Por Luciano Debanne.
A veces cuando nos cuentan la historia de la extinción de los dinosaurios y el meteorito imaginamos que una piedra grandota les pegó en la cabeza y los mató.
Y no es tan así.
Todo indica que cayó la piedra nomás, y el golpe fue grande, como unas cuantas bombas bien power. Pero tampoco es que esa explosión, ese impacto, mató a todos los dinosaurios del planeta. Ni ahí.
Lo que sucedió es que ese acontecimiento, ajeno e inesperado, gigantesco, externo a dinosauriolandia, -por decirlo de algún modo- cambió las condiciones en que se desarrollaba la vida de esos bichos.
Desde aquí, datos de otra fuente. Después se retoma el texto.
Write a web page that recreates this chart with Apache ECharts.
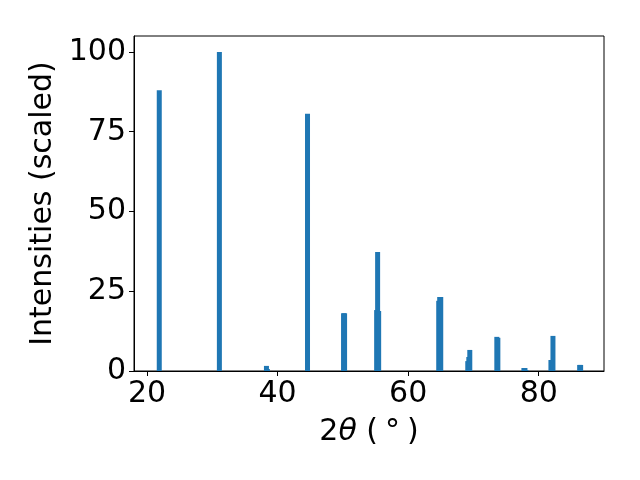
<!DOCTYPE html>
<html>
<head>
<meta charset="utf-8">
<script src="https://cdn.jsdelivr.net/npm/echarts@6/dist/echarts.min.js"></script>
<style>
html,body{margin:0;padding:0;background:#fff;}
#c{width:640px;height:480px;}
</style>
</head>
<body>
<div id="c"></div>
<script>
// 2-theta positions (degrees) and scaled intensities
const twoTheta = [21.87, 31.08, 38.29, 38.44, 44.58, 50.10, 50.26, 55.17, 55.32, 55.48,
                  64.68, 64.83, 64.99, 69.13, 69.29, 69.44, 73.58, 73.74,
                  77.73, 77.89, 78.04, 81.87, 82.18, 86.27, 86.42];
const intensity = [88.0, 100.0, 1.6, 0.6, 80.6, 18.1, 18.1, 19.1, 37.3, 18.8,
                   22.0, 23.2, 23.2, 3.1, 4.4, 6.6, 10.7, 10.4,
                   0.94, 0.94, 0.3, 3.45, 11.0, 1.9, 1.9];
const xTicks = [20, 40, 60, 80];
const yTicks = [0, 25, 50, 75, 100];

const data = twoTheta.map((x, i) => [x, intensity[i]]);
const font = 'DejaVu Sans';
const fs = 30;

const chart = echarts.init(document.getElementById('c'), null, {renderer: 'canvas'});
chart.setOption({
  animation: false,
  backgroundColor: '#fff',
  grid: {
    left: 134, right: 36, top: 36, bottom: 109,
    show: true, borderColor: '#000', borderWidth: 1, backgroundColor: 'transparent',
    containLabel: false, outerBoundsMode: 'none'
  },
  xAxis: {
    type: 'value', min: 18, max: 90,
    name: '{n|2}{i|θ}{n| (}{t| }{s|°}{t| }{n|)}',
    nameLocation: 'middle', nameGap: 46,
    nameTextStyle: {
      rich: {
        n: {fontFamily: font, fontSize: fs, color: '#000'},
        i: {fontFamily: font, fontSize: fs, color: '#000', fontStyle: 'italic'},
        s: {fontFamily: font, fontSize: fs, color: '#000'},
        t: {fontFamily: font, fontSize: 22, color: '#000'}
      }
    },
    axisLine: {show: true, onZero: false, lineStyle: {color: '#000', width: 1}},
    axisTick: {show: true, inside: false, length: 5, lineStyle: {color: '#000', width: 1}, customValues: xTicks},
    axisLabel: {fontFamily: font, fontSize: fs, color: '#000', margin: 8, customValues: xTicks},
    splitLine: {show: false}
  },
  yAxis: {
    type: 'value', min: 0, max: 105,
    name: 'Intensities (scaled)',
    nameLocation: 'middle', nameGap: 72,
    nameTextStyle: {fontFamily: font, fontSize: fs, color: '#000'},
    axisLine: {show: true, onZero: false, lineStyle: {color: '#000', width: 1}},
    axisTick: {show: true, inside: false, length: 5, lineStyle: {color: '#000', width: 1}, customValues: yTicks},
    axisLabel: {fontFamily: font, fontSize: fs, color: '#000', margin: 8, customValues: yTicks},
    splitLine: {show: false}
  },
  series: [{
    type: 'bar',
    data: data,
    barWidth: 5,
    itemStyle: {color: '#1f77b4'},
    emphasis: {disabled: true}
  }]
});
</script>
</body>
</html>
Las condiciones que les permitían ser seres tan grandes y poderosos.
El impacto fue modificando cosas: el clima, el agua, el ecosistema general del planeta, diría una profe de biología. Lo que hizo que se extinguieran los bichos más poderosos del planeta no fue un hecho único e impactante; sino lo que todo eso desencadenó, pequeños cambios en lo cotidiano.
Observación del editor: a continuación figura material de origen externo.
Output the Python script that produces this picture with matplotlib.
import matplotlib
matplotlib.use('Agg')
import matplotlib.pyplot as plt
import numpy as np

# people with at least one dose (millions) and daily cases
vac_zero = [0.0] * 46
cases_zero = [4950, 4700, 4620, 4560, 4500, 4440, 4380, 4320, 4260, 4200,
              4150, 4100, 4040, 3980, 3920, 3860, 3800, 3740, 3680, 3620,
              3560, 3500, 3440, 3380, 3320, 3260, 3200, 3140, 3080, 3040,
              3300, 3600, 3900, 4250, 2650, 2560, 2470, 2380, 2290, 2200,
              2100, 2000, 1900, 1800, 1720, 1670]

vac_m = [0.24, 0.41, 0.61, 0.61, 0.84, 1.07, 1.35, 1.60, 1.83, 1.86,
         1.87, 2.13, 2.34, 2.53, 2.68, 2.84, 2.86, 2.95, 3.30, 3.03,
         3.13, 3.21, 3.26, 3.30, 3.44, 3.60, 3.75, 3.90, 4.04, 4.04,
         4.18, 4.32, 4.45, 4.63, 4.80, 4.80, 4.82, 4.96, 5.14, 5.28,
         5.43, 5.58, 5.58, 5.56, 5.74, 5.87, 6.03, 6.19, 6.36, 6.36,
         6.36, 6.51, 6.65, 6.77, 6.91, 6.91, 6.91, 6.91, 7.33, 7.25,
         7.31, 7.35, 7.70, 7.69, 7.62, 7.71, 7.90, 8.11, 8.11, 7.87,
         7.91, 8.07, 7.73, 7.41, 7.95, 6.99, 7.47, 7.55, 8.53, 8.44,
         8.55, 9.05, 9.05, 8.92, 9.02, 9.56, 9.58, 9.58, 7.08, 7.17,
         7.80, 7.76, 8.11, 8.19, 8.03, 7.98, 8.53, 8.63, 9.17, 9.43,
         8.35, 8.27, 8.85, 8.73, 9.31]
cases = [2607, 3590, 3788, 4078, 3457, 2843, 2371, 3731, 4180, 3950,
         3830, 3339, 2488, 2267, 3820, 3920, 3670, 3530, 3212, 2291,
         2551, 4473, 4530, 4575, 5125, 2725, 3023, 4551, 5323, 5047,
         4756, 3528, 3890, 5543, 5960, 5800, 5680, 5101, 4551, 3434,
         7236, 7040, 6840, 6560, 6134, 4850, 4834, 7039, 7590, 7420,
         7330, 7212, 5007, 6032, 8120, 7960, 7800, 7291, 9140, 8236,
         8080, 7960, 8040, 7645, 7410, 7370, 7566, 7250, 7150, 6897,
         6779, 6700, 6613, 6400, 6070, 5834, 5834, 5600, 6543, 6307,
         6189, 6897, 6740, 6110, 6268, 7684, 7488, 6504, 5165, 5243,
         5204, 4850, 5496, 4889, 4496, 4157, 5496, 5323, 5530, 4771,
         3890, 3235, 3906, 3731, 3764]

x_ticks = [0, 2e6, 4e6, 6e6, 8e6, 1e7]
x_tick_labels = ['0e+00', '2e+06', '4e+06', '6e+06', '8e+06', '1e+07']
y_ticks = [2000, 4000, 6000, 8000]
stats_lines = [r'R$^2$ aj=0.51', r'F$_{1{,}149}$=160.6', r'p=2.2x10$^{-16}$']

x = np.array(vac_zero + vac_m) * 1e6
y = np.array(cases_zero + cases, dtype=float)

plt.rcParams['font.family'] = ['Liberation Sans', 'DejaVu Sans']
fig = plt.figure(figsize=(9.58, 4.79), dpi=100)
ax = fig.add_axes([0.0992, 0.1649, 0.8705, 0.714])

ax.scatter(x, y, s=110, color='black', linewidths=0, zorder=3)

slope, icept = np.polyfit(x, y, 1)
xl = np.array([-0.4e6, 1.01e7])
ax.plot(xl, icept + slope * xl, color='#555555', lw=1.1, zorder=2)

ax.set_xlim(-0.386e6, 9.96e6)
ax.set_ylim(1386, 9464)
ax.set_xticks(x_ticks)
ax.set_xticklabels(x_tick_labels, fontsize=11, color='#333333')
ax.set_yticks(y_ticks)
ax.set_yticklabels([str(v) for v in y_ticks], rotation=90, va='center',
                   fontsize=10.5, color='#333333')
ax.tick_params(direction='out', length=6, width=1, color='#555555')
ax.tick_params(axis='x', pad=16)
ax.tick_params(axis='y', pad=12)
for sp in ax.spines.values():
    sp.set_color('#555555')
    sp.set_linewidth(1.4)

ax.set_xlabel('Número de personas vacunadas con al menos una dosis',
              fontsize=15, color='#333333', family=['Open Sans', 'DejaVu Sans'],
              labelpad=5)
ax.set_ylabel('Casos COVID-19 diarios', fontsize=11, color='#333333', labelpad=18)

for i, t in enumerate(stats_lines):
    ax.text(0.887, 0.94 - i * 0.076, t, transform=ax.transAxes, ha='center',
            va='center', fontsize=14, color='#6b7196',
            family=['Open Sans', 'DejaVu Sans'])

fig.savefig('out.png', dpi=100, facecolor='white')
Y los dinosaurios no pudieron acomodarse, porque el cambio fue grande y porque no lo vieron venir, no hubo tiempo, no pudieron. Habrán pensado: «somos dinosaurios, los bichos más cool de toda la historia, mirá si nos vamos a extinguir.»
Y mostraban los dientes o las garras o las colas depende de cada quien.
Digamos que el día después del meteorito, probablemente la mayoría de los dinosaurios respiraron aliviados y festejaron como si hubiese sido una victoria. «Te dije que no pasaba nada», habrán dicho. Aunque en realidad ya estaban condenados a la extinción.
Quienes resultaron ganadores de ese proceso fueron los seres con tetas, que estaban hasta entonces entre los más débiles. Vivían medio bajo la tierra. A la sombra de los dinosaurios que dominaban el planeta. Y sin embargo…
Aunque, claro, ustedes dirán que aún es posible encontrar caimanes y víboras aquí y allá.
Es cierto, pero en cuanto se duerman los hacemos cartera.